**Direction**: Pictures stay out. Extract the lines below from the first one through the line with "(307,0) -- (1057,564);", both included.
# Start of Raw data
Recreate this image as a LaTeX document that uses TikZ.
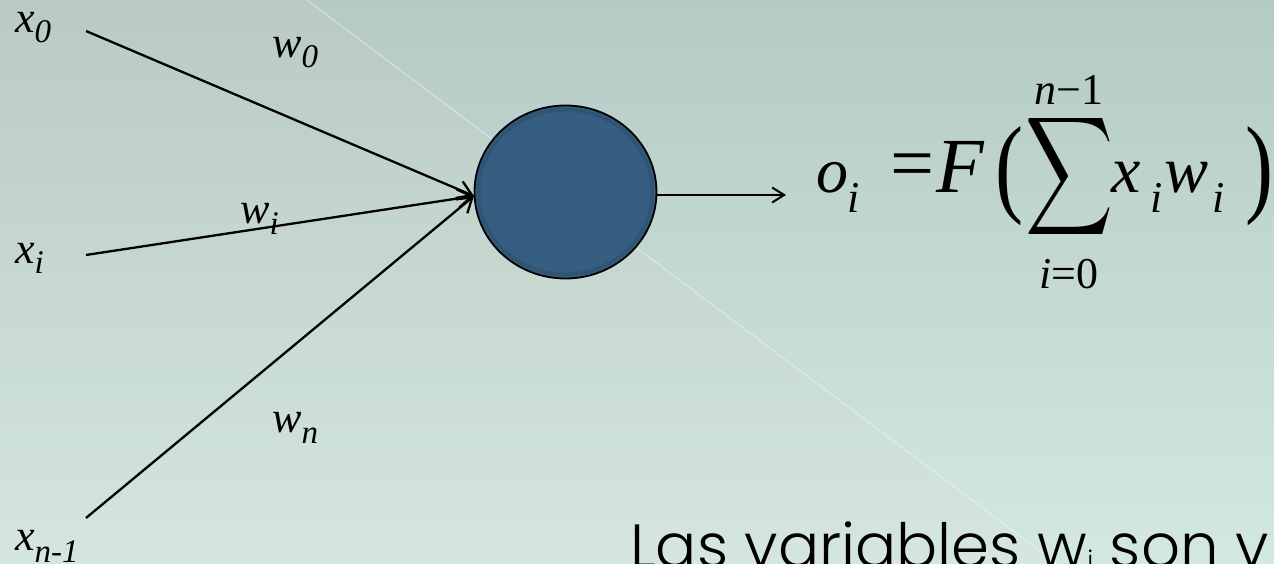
\documentclass[tikz,border=0pt]{standalone}
\usepackage{fontspec}
\setmainfont{Liberation Serif}
\newfontfamily\popfont{Poppins Light}
\usetikzlibrary{arrows.meta,shapes.geometric}
\newcommand\fs[1]{\fontsize{#1}{#1}\selectfont}
\definecolor{bgtop}{HTML}{B6CAC5}
\definecolor{bgbot}{HTML}{D3E8E2}
\definecolor{warm}{HTML}{E2D6B8}
\definecolor{neuronfill}{HTML}{365E80}
\definecolor{neuronrim}{HTML}{2A4A66}
\tikzset{
  lbl/.style={inner sep=0pt, anchor=base west},
  glyph/.style={inner sep=0pt},
  conn/.style={line width=2.3pt, -{Straight Barb[length=14pt,width=18pt]}},
  outconn/.style={line width=2pt, -{Straight Barb[length=12pt,width=15pt]}},
}
\begin{document}
\begin{tikzpicture}[x=1pt,y=-1pt]
\useasboundingbox (0,0) rectangle (1274,564);
% background
\fill[top color=bgtop, bottom color=bgbot] (0,0) rectangle (1274,564);
\fill[warm, opacity=0.08] (0,0) -- (307,0) -- (1057,564) -- (0,564) -- cycle;
\draw[white, opacity=0.5, line width=0.8pt] (307,0) -- (1057,564);

% neuron
\node[ellipse, draw=black, line width=1.8pt, fill=neuronfill,
      minimum width=182pt, minimum height=173pt, inner sep=0pt] (neuron) at (565.5,192) {};
\draw[neuronrim, opacity=0.45, line width=4pt]
  (neuron.center) ellipse [x radius=87pt, y radius=82.5pt];

% input end points
\coordinate (in0) at (86,31);
\coordinate (ini) at (86,255);
\coordinate (inn) at (86,518);
\coordinate (tip) at (474,196);
\coordinate (out) at (786,195);

\draw[conn] (in0) -- (tip);
\draw[conn] (ini) -- (tip);
\draw[conn] (inn) -- (tip);
\draw[outconn] (neuron.east) ++(0,3) coordinate (nout) (nout) -- (out);

% input labels
\node[lbl] (lx0) at (15,33) {\fs{44}\itshape x\fs{33}\raisebox{-10pt}{0}};
\node[lbl] (lxi) at (15,263) {\fs{44}\itshape x\fs{33}\raisebox{-10pt}{i}};
\node[lbl] (lxn) at (15,550) {\fs{44}\itshape x\fs{33}\raisebox{-12pt}{n-1}};
% weight labels
\node[lbl] (lw0) at (272,58) {\fs{44}\itshape w\fs{33}\raisebox{-10pt}{0}};
\node[lbl] (lwi) at (240,224) {\fs{44}\itshape w\fs{33}\raisebox{-10pt}{i}};
\node[lbl] (lwn) at (272,432) {\fs{44}\itshape w\fs{33}\raisebox{-11pt}{n}};

% formula
\node[lbl] (fo) at (816,193) {\fs{64}\itshape o};
\node[lbl] (foi) at (847,213) {\fs{44}\itshape i};
\node[glyph, anchor=base] (feq) at (912,190) {\fs{78}=};
\node[lbl] (fF) at (936,193) {\fs{78}\itshape F};
\node[glyph] (flp) at (1009,176) {\resizebox{28pt}{76pt}{(}};
\node[glyph] (fsum) at (1069.5,177) {\resizebox{88pt}{87pt}{$\displaystyle\sum$}};
\node[glyph, anchor=base] (fup) at (1069,105) {\fs{44}\itshape n\upshape −1};
\node[glyph, anchor=base] (flo) at (1069,288) {\fs{44}\itshape i\upshape =0};
\node[lbl] (fx) at (1111,193) {\fs{66}\itshape x};
\node[lbl] (fxi) at (1150,213) {\fs{44}\itshape i};
\node[lbl] (fw) at (1164,193) {\fs{66}\itshape w};
\node[lbl] (fwi) at (1212,213) {\fs{44}\itshape i};
\node[glyph] (frp) at (1259,176) {\resizebox{28pt}{76pt}{)}};

% bottom text
\node[lbl] (bottom) at (630,567) {\popfont\fs{61}Las variables w\fs{26}\raisebox{-2pt}{i}\fs{61} son v};
\end{tikzpicture}
\end{document}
# End of Raw data
**Result of the task**:
Recreate this image as a LaTeX document that uses TikZ.
\documentclass[tikz,border=0pt]{standalone}
\usepackage{fontspec}
\setmainfont{Liberation Serif}
\newfontfamily\popfont{Poppins Light}
\usetikzlibrary{arrows.meta,shapes.geometric}
\newcommand\fs[1]{\fontsize{#1}{#1}\selectfont}
\definecolor{bgtop}{HTML}{B6CAC5}
\definecolor{bgbot}{HTML}{D3E8E2}
\definecolor{warm}{HTML}{E2D6B8}
\definecolor{neuronfill}{HTML}{365E80}
\definecolor{neuronrim}{HTML}{2A4A66}
\tikzset{
  lbl/.style={inner sep=0pt, anchor=base west},
  glyph/.style={inner sep=0pt},
  conn/.style={line width=2.3pt, -{Straight Barb[length=14pt,width=18pt]}},
  outconn/.style={line width=2pt, -{Straight Barb[length=12pt,width=15pt]}},
}
\begin{document}
\begin{tikzpicture}[x=1pt,y=-1pt]
\useasboundingbox (0,0) rectangle (1274,564);
% background
\fill[top color=bgtop, bottom color=bgbot] (0,0) rectangle (1274,564);
\fill[warm, opacity=0.08] (0,0) -- (307,0) -- (1057,564) -- (0,564) -- cycle;
\draw[white, opacity=0.5, line width=0.8pt] (307,0) -- (1057,564);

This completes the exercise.